Im Jahr 2000 standen Sie in New York sogar mit Paul McCartney auf der Bühne.

Phillips: Der Kontakt kam über John Tavener, der viele seiner Werke beim Apple Label der Beatles produziert hatte und auch mit John Lennon and Ringo Starr befreundet war. 2000 führten wir Taveners „In the Month of Athyr“ für Sprecher und Sopran-, Alt-, Tenor- und Basschor auf, basierend auf einem Text von C. P. Cavafy. Paul McCartney übernahm die Rolle des Sprechers. Mit John haben wir an vielen Projekten gearbeitet. Wir haben aber auch russisch-orthodoxes Repertoire gesungen und veröffentlicht, darunter Musik von Rachmaninow, Strawinsky oder Pärt.

Zurück zu Josquin: Nach Jahren in Aix-en-Provence, Rom, Mailand und Ferrara an diversen Höfen stirbt er am 27. August 1521 an seinem letzten Wirkungsort in Condé-sur-l’Escaut. Die Musikwelt trauert. „Josquin ist tot“ heißt es im Klagegesang von Nicolas Gombert, doch der Tote wünscht sich laut seinem letzten Willen eine ganz andere Musik …
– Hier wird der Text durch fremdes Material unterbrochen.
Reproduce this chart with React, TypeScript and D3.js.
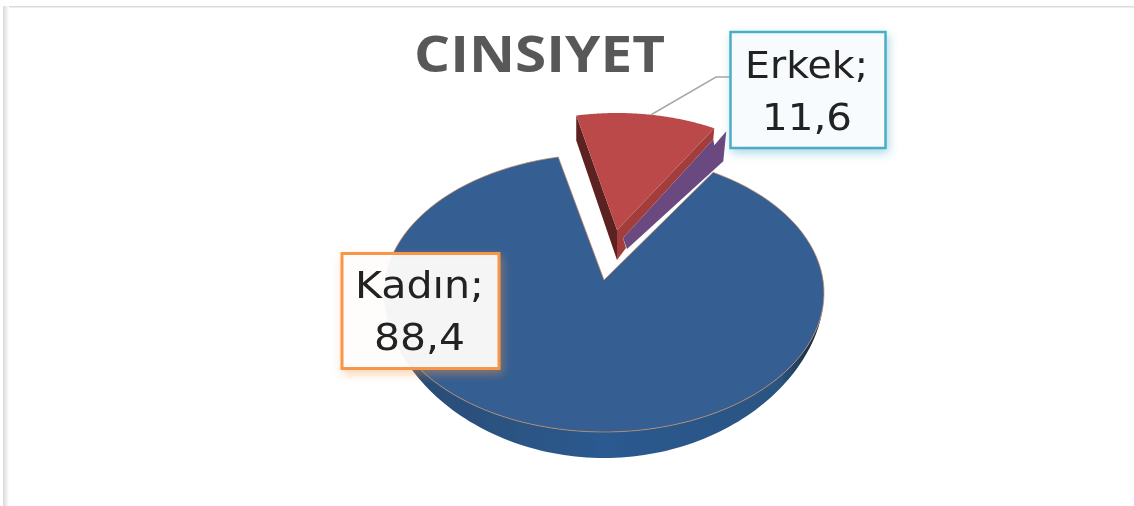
import React from "react";
import * as d3 from "d3";

const categories = ["Erkek", "Kadın"];
const values = [11.6, 88.4];
const valueLabels = ["11,6", "88,4"];
const title = "CINSIYET";

const W = 1134;
const H = 506;
const FONT = "'Open Sans', 'Noto Sans', sans-serif";
const LABEL_FONT = "'DejaVu Sans', sans-serif";
const rad = (deg: number) => (deg * Math.PI) / 180;

const arcs = d3
  .pie<number>()
  .sort(null)
  .startAngle(rad(-12))
  .endAngle(rad(348))(values);

type Disc = { cx: number; cy: number; rx: number; ry: number; ax: number; ay: number };
const blue: Disc = { cx: 604, cy: 293, rx: 220, ry: 139, ax: 604, ay: 280 };
const red: Disc = { cx: 617, cy: 229, rx: 196, ry: 116, ax: 617, ay: 230 };
const DEPTH = 26;

const rim = (d: Disc, a: number, dy = 0): [number, number] => [
  d.cx + d.rx * Math.sin(a),
  d.cy - d.ry * Math.cos(a) + dy,
];
const sample = (a0: number, a1: number) =>
  d3.range(0, 121).map((i) => d3.interpolateNumber(a0, a1)(i / 120));
const line = d3.line<[number, number]>();
const add = (p: [number, number], dx: number, dy: number): [number, number] => [p[0] + dx, p[1] + dy];
const depthAt = (a: number) => DEPTH * Math.pow(Math.max(0, -Math.cos(a)), 1.5);

const redArc = arcs[0];
const blueArc = arcs[1];

const blueTop =
  line([[blue.ax, blue.ay], ...sample(blueArc.startAngle, blueArc.endAngle).map((a) => rim(blue, a))])! + "Z";
const blueSide =
  line([
    ...sample(rad(90), rad(270)).map((a) => rim(blue, a)),
    ...sample(rad(270), rad(90)).map((a) => rim(blue, a, depthAt(a))),
  ])! + "Z";
const redTop =
  line([[red.ax, red.ay], ...sample(redArc.startAngle, redArc.endAngle).map((a) => rim(red, a))])! + "Z";

const rS = rim(red, redArc.startAngle);
const rE = rim(red, redArc.endAngle);
const rA: [number, number] = [red.ax, red.ay];

const redLeft = line([rS, add(rS, 0, 25), add(rA, 0, 30), rA])! + "Z";
const redRight = line([rE, add(rE, -1, 11), add(rA, 6, 8), add(rA, 9, 18), add(rA, 0, 30), rA])! + "Z";
const purple = line([add(rE, 12, 3), add(rE, 9, 33), add(rA, 10, 19), add(rA, 6, 8), add(rE, -1, 11), add(rE, 0, 17)])! + "Z";
const leader = line([rim(red, rad(10)), [716, 77], [731, 77]])!;

export default function App() {
  return (
    <svg
      width={W}
      height={H}
      viewBox={`0 0 ${W} ${H}`}
      style={{ position: "absolute", left: 0, top: 0, background: "#fff" }}
    >
      <defs>
        <filter id="soft" x="0" y="0" width="100%" height="100%">
          <feGaussianBlur stdDeviation="0.6" />
        </filter>
        <filter id="shadowTeal" x="-15%" y="-15%" width="130%" height="130%">
          <feDropShadow dx="2" dy="4" stdDeviation="5" floodColor="#4bacc6" floodOpacity="0.45" />
        </filter>
        <filter id="shadowOrange" x="-15%" y="-15%" width="130%" height="130%">
          <feDropShadow dx="2" dy="4" stdDeviation="5" floodColor="#f79646" floodOpacity="0.45" />
        </filter>
        <linearGradient id="sideGrad" x1="0" x2="1" y1="0" y2="0">
          <stop offset="0" stopColor="#2a4a70" />
          <stop offset="0.5" stopColor="#2b5a90" />
          <stop offset="0.9" stopColor="#2a5482" />
          <stop offset="1" stopColor="#151f2c" />
        </linearGradient>
        <linearGradient id="borderLeft" x1="0" x2="1" y1="0" y2="0">
          <stop offset="0" stopColor="#d8d8d8" />
          <stop offset="1" stopColor="#ffffff" />
        </linearGradient>
      </defs>
      <g filter="url(#soft)">
        <rect x={3} y={6} width={W - 3} height={1.5} fill="#dcdcdc" />
        <rect x={3} y={6} width={6} height={H - 6} fill="url(#borderLeft)" />

        <text
          x={414}
          y={72}
          textLength={251}
          lengthAdjust="spacingAndGlyphs"
          fontFamily={FONT}
          fontWeight={700}
          fontSize={50}
          fill="#595959"
        >
          {title}
        </text>

        <path d={blueSide} fill="url(#sideGrad)" />
        <path d={blueTop} fill="#345e92" stroke="#c58c62" strokeOpacity={0.75} strokeWidth={1} strokeLinejoin="round" />

        <path d={purple} fill="#6a4a80" />
        <path d={redLeft} fill="#5c2222" />
        <path d={redRight} fill="#a33d3b" />
        <path d={redTop} fill="#bc4a48" />

        <path d={leader} fill="none" stroke="#a8a8a8" strokeWidth={1.5} />

        <g filter="url(#shadowTeal)">
          <rect x={730.5} y={32} width={155} height={116} fill="#f8fbfd" stroke="#4bacc6" strokeWidth={2.5} />
        </g>
        <g fontFamily={LABEL_FONT} fontSize={38} fill="#222">
          <text x={745} y={78} textLength={123} lengthAdjust="spacingAndGlyphs">{categories[0]};</text>
          <text x={762} y={130} textLength={90} lengthAdjust="spacingAndGlyphs">{valueLabels[0]}</text>
        </g>

        <g filter="url(#shadowOrange)">
          <rect
            x={342}
            y={253.5}
            width={157}
            height={115}
            fill="#ffffff"
            fillOpacity={0.92}
            stroke="#f79646"
            strokeWidth={3}
          />
        </g>
        <g fontFamily={LABEL_FONT} fontSize={38} fill="#222">
          <text x={355} y={298} textLength={129} lengthAdjust="spacingAndGlyphs">{categories[1]};</text>
          <text x={374} y={350} textLength={91} lengthAdjust="spacingAndGlyphs">{valueLabels[1]}</text>
        </g>
      </g>
    </svg>
  );
}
Phillips: … nämlich seine eigene!

In seinem Testament vermachte er der Kirche seinen Besitz mit der Auflage, dass in den allgemeinen Prozessionen vor seinem Haus am Marktplatz die Motette ‚Ave Maria Pater noster‘ zu singen sei. Was würden Sie sich denn wünschen?

Phillips: (lacht laut) Vielleicht ein Requiem von Tomás Luis de Victoria? Oder die Spem in alium von 1570 von Thomas Tallis. Aber da brauchen Sie nicht so lange warten, denn im Oktober werden wir die vierzigstimmige Motette in Barcelona aufführen.